* What to work on
Give an exact copy of every line, leaving images out.
☆ ☆ ☆
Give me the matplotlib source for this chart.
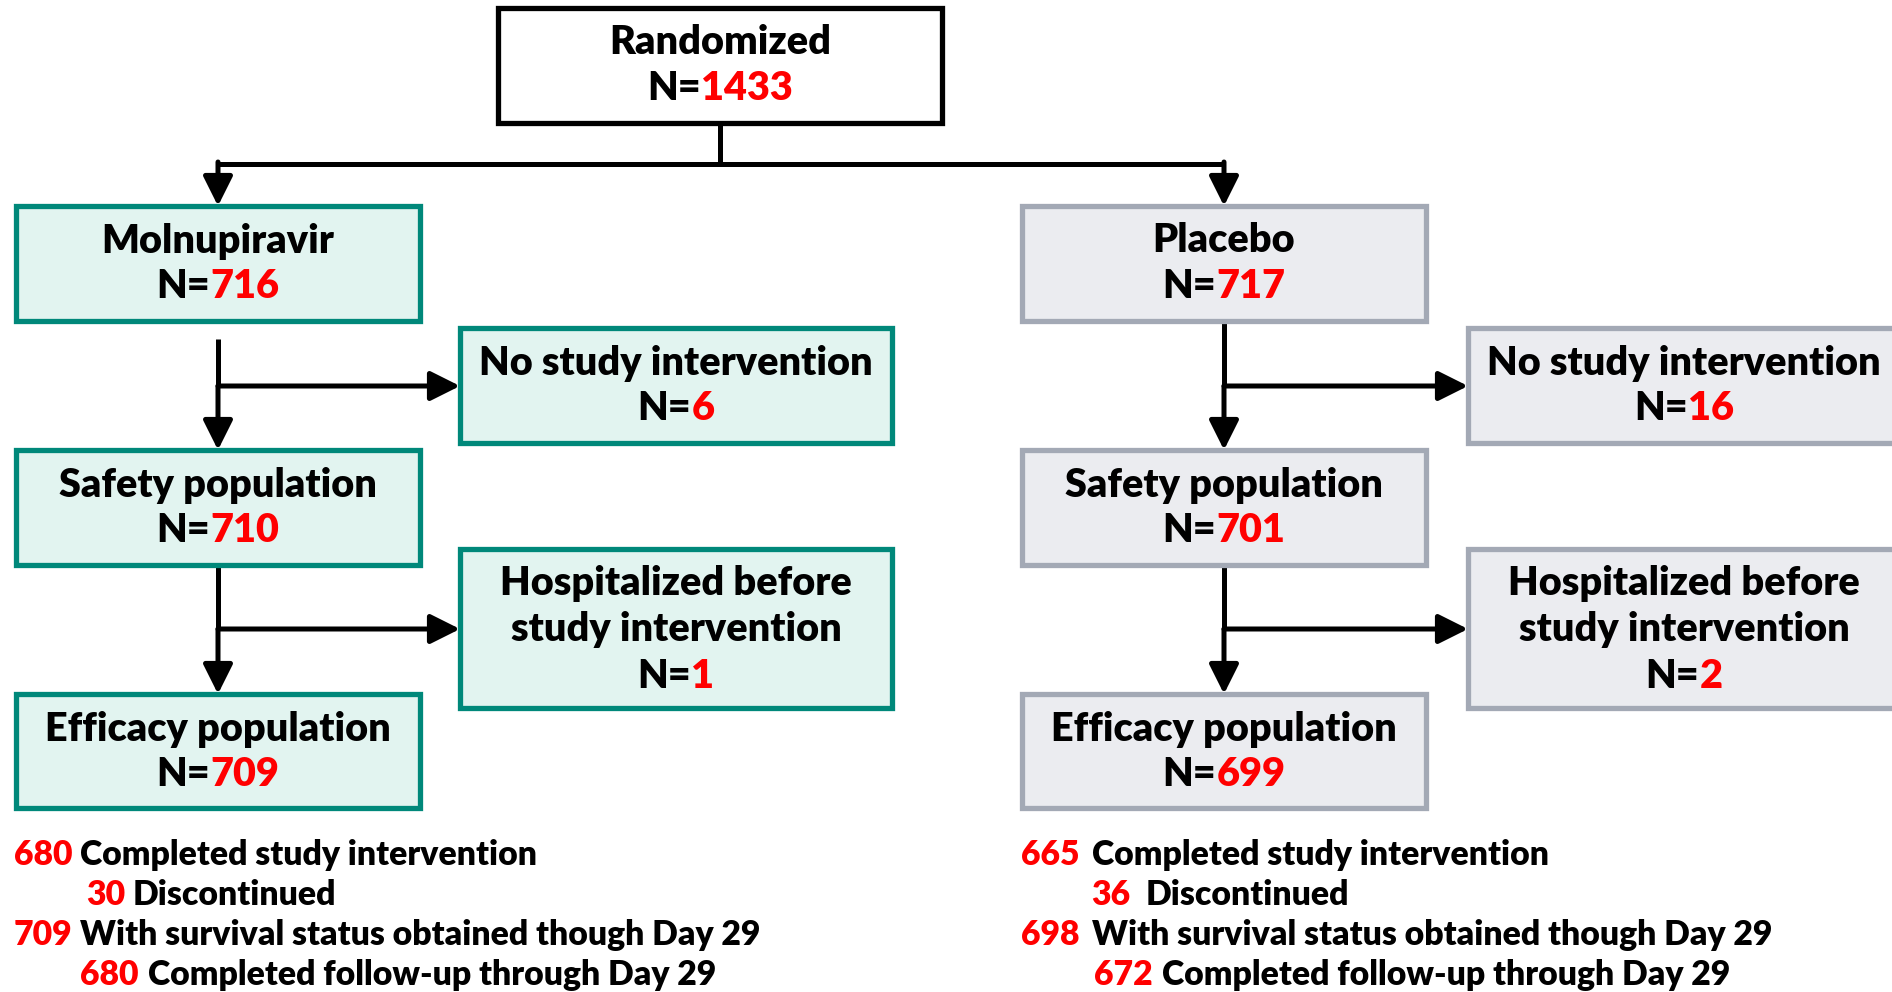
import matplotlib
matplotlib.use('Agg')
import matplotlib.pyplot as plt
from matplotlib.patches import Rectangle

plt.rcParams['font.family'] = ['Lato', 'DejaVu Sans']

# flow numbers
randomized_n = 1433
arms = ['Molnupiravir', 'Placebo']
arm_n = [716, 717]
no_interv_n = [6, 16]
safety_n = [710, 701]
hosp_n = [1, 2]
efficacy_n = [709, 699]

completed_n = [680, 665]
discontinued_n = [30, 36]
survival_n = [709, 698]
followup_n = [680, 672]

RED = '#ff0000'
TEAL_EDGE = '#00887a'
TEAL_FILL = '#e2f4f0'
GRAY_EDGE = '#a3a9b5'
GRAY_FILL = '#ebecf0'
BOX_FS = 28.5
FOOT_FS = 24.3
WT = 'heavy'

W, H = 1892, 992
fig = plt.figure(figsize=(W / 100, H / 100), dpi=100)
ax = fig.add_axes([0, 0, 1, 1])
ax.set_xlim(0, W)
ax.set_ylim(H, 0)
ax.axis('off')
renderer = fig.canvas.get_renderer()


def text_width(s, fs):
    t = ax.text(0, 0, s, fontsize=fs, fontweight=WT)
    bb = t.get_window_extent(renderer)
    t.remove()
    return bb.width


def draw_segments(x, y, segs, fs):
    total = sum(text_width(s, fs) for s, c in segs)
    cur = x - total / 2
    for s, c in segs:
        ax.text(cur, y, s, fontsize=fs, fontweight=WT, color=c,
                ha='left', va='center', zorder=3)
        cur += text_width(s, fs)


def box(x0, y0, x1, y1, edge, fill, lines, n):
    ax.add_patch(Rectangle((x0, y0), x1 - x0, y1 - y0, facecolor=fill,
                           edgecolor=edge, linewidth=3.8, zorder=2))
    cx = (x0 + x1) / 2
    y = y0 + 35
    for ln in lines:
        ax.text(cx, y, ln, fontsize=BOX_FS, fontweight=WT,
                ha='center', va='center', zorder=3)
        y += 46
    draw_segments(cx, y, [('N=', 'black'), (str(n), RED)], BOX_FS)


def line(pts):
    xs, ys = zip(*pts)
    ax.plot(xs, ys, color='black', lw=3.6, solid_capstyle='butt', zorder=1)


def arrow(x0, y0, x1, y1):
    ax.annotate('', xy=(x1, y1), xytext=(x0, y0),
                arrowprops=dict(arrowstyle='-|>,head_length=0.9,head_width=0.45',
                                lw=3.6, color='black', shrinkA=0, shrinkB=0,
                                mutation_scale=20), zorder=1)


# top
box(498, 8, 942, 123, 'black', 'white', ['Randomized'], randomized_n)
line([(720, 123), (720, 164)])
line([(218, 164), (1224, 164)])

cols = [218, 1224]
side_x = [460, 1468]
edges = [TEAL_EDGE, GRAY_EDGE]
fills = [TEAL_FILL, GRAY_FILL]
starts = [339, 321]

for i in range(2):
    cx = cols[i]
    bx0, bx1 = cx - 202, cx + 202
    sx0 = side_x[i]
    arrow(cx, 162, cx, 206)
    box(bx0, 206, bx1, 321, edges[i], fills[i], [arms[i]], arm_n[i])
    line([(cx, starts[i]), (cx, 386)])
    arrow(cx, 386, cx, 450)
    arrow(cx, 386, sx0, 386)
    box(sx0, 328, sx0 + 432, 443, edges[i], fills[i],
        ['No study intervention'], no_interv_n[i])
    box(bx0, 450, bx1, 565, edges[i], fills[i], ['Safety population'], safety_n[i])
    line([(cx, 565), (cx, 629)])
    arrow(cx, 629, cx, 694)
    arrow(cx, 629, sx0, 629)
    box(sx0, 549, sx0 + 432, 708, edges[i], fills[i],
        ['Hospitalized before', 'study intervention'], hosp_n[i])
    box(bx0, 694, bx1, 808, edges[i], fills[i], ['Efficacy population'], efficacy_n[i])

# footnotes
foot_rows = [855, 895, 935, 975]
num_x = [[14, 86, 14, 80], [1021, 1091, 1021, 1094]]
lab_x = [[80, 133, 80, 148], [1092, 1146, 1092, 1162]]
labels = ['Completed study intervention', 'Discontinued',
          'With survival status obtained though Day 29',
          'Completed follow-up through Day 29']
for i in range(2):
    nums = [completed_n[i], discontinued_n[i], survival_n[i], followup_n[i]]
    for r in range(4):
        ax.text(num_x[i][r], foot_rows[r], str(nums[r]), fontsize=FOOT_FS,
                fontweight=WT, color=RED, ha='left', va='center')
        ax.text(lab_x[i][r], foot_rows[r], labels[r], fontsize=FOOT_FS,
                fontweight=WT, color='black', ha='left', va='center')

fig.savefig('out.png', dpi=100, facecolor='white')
☆ ☆ ☆
* Worked answer
Give me the matplotlib source for this chart.
import matplotlib
matplotlib.use('Agg')
import matplotlib.pyplot as plt
from matplotlib.patches import Rectangle

plt.rcParams['font.family'] = ['Lato', 'DejaVu Sans']

# flow numbers
randomized_n = 1433
arms = ['Molnupiravir', 'Placebo']
arm_n = [716, 717]
no_interv_n = [6, 16]
safety_n = [710, 701]
hosp_n = [1, 2]
efficacy_n = [709, 699]

completed_n = [680, 665]
discontinued_n = [30, 36]
survival_n = [709, 698]
followup_n = [680, 672]

RED = '#ff0000'
TEAL_EDGE = '#00887a'
TEAL_FILL = '#e2f4f0'
GRAY_EDGE = '#a3a9b5'
GRAY_FILL = '#ebecf0'
BOX_FS = 28.5
FOOT_FS = 24.3
WT = 'heavy'

W, H = 1892, 992
fig = plt.figure(figsize=(W / 100, H / 100), dpi=100)
ax = fig.add_axes([0, 0, 1, 1])
ax.set_xlim(0, W)
ax.set_ylim(H, 0)
ax.axis('off')
renderer = fig.canvas.get_renderer()


def text_width(s, fs):
    t = ax.text(0, 0, s, fontsize=fs, fontweight=WT)
    bb = t.get_window_extent(renderer)
    t.remove()
    return bb.width


def draw_segments(x, y, segs, fs):
    total = sum(text_width(s, fs) for s, c in segs)
    cur = x - total / 2
    for s, c in segs:
        ax.text(cur, y, s, fontsize=fs, fontweight=WT, color=c,
                ha='left', va='center', zorder=3)
        cur += text_width(s, fs)


def box(x0, y0, x1, y1, edge, fill, lines, n):
    ax.add_patch(Rectangle((x0, y0), x1 - x0, y1 - y0, facecolor=fill,
                           edgecolor=edge, linewidth=3.8, zorder=2))
    cx = (x0 + x1) / 2
    y = y0 + 35
    for ln in lines:
        ax.text(cx, y, ln, fontsize=BOX_FS, fontweight=WT,
                ha='center', va='center', zorder=3)
        y += 46
    draw_segments(cx, y, [('N=', 'black'), (str(n), RED)], BOX_FS)


def line(pts):
    xs, ys = zip(*pts)
    ax.plot(xs, ys, color='black', lw=3.6, solid_capstyle='butt', zorder=1)


def arrow(x0, y0, x1, y1):
    ax.annotate('', xy=(x1, y1), xytext=(x0, y0),
                arrowprops=dict(arrowstyle='-|>,head_length=0.9,head_width=0.45',
                                lw=3.6, color='black', shrinkA=0, shrinkB=0,
                                mutation_scale=20), zorder=1)


# top
box(498, 8, 942, 123, 'black', 'white', ['Randomized'], randomized_n)
line([(720, 123), (720, 164)])
line([(218, 164), (1224, 164)])

cols = [218, 1224]
side_x = [460, 1468]
edges = [TEAL_EDGE, GRAY_EDGE]
fills = [TEAL_FILL, GRAY_FILL]
starts = [339, 321]

for i in range(2):
    cx = cols[i]
    bx0, bx1 = cx - 202, cx + 202
    sx0 = side_x[i]
    arrow(cx, 162, cx, 206)
    box(bx0, 206, bx1, 321, edges[i], fills[i], [arms[i]], arm_n[i])
    line([(cx, starts[i]), (cx, 386)])
    arrow(cx, 386, cx, 450)
    arrow(cx, 386, sx0, 386)
    box(sx0, 328, sx0 + 432, 443, edges[i], fills[i],
        ['No study intervention'], no_interv_n[i])
    box(bx0, 450, bx1, 565, edges[i], fills[i], ['Safety population'], safety_n[i])
    line([(cx, 565), (cx, 629)])
    arrow(cx, 629, cx, 694)
    arrow(cx, 629, sx0, 629)
    box(sx0, 549, sx0 + 432, 708, edges[i], fills[i],
        ['Hospitalized before', 'study intervention'], hosp_n[i])
    box(bx0, 694, bx1, 808, edges[i], fills[i], ['Efficacy population'], efficacy_n[i])

# footnotes
foot_rows = [855, 895, 935, 975]
num_x = [[14, 86, 14, 80], [1021, 1091, 1021, 1094]]
lab_x = [[80, 133, 80, 148], [1092, 1146, 1092, 1162]]
labels = ['Completed study intervention', 'Discontinued',
          'With survival status obtained though Day 29',
          'Completed follow-up through Day 29']
for i in range(2):
    nums = [completed_n[i], discontinued_n[i], survival_n[i], followup_n[i]]
    for r in range(4):
        ax.text(num_x[i][r], foot_rows[r], str(nums[r]), fontsize=FOOT_FS,
                fontweight=WT, color=RED, ha='left', va='center')
        ax.text(lab_x[i][r], foot_rows[r], labels[r], fontsize=FOOT_FS,
                fontweight=WT, color='black', ha='left', va='center')

fig.savefig('out.png', dpi=100, facecolor='white')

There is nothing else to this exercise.